GSL's cross-complaint against RPS contained six causes of action. The trial court's statement of decision, however, only addressed GSL's declaratory relief cause of action, finding the contract between GSL and RPS required the parties indemnify each other on a comparative fault basis. Review of GSL's trial brief shows the court adopted GSL's interpretation of the contractual indemnity provision.

Based on this finding, it is reasonable to assume the trial court considered GSL to be the prevailing party on its cross-complaint against RPS. The trial court's tentative statement of decision ordered that judgment be entered in GSL's favor as against Ecolite and RPS and named GSL the prevailing party. The court's final statement of decision, however, inexplicably deleted this language. We note that GSL did not file its own appeal to address this issue. Although RPS responded to the court's tentative statement of decision with a request for a further statement of decision, it did not request the trial court name it the prevailing party on GSL's cross-complaint. Because RPS failed to bring the purported error to the trial court's attention, we deem it forfeited. (Perez v. Grajales (2008) 169 Cal.App.4th 580, 591-592 [arguments raised for the first time on appeal are deemed forfeited].)
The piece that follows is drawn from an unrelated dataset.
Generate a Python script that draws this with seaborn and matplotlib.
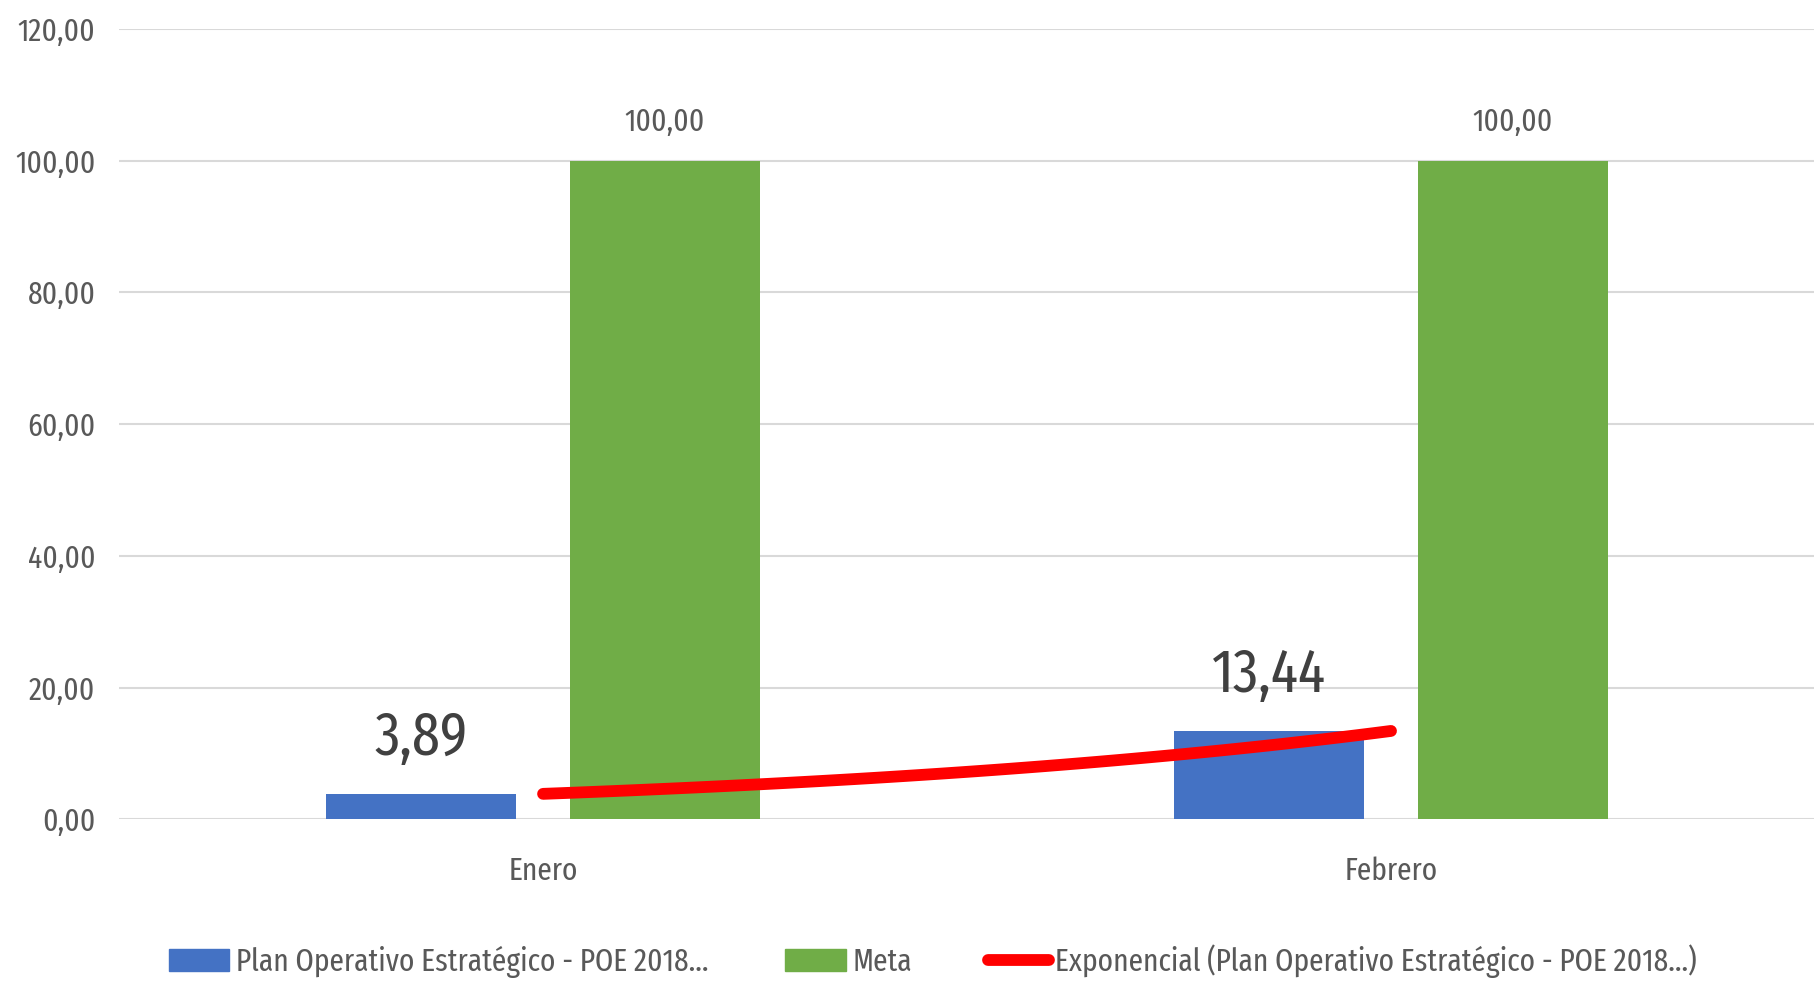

Finally, RPS argues the trial court erred in awarding GSL double recovery of costs. We agree.

GSL does not contest that it was awarded costs against RPS for the same expenses it later sought and was awarded in connection with its defense of Ecolite's complaint. Instead, GSL argues that RPS waived any error by failing to file a motion to tax costs and by not timely objecting to the proposed judgment. These arguments lack merit.

GSL filed its memorandum of costs against RPS on February 26, 2013. About three months later, it filed a memorandum of costs seeking those same expenses against Ecolite. Thus, by the time RPS discovered this issue, the time to file a motion to tax costs had expired. (Cal. Rules of Court, Rule 3.1700(b)(1) [motion to tax costs must be filed within 15 days of service of memorandum of costs].) Upon discovering the issue, RPS objected to the proposed judgment against it and asked the trial court to strike the costs award from the judgment. We reject GSL's assertion that the objection was untimely.

A party must object within 10 days after service of a proposed judgment. (Cal. Rules of Court, Rule 3.1590(j).) Where a document is served by mail, subdivision (a) of Code of Civil Procedures section 1013 extends by five calendar days the time for performing any act following service of a document by mail. Here, GSL served its proposed judgment by mail on September 13, 2013 and RPS timely objected 11 days later on September 24, 2013. RPS's objection to the proposed judgment sought to strike the duplicative costs, properly placed the issue before the trial court and preserved the alleged error for our review.

Comparison of the costs memorandum filed by GSL as to RPS and Ecolite show that GSL sought and was awarded the same costs as against both RPS and Ecolite. The costs award as to Ecolite is now final. Accordingly, we agree that the duplicative costs award as to RPS is unreasonable and must be stricken. (Code Civ. Proc., § 1033.5 ["Allowable costs shall be reasonable in amount."].)

DISPOSITION

The judgment in favor of GSL as against Ecolite is affirmed. As between Ecolite and GSL, GSL is entitled to its costs on appeal. The judgment in favor of GSL against RPS is modified to strike the cost award of $18,529.44. In all other respects, the judgment in favor of GSL against RPS is affirmed. As between RPS and GSL, the parties are to bear their own costs on appeal.

HALLER, Acting P. J. and McDONALD, J., concurs.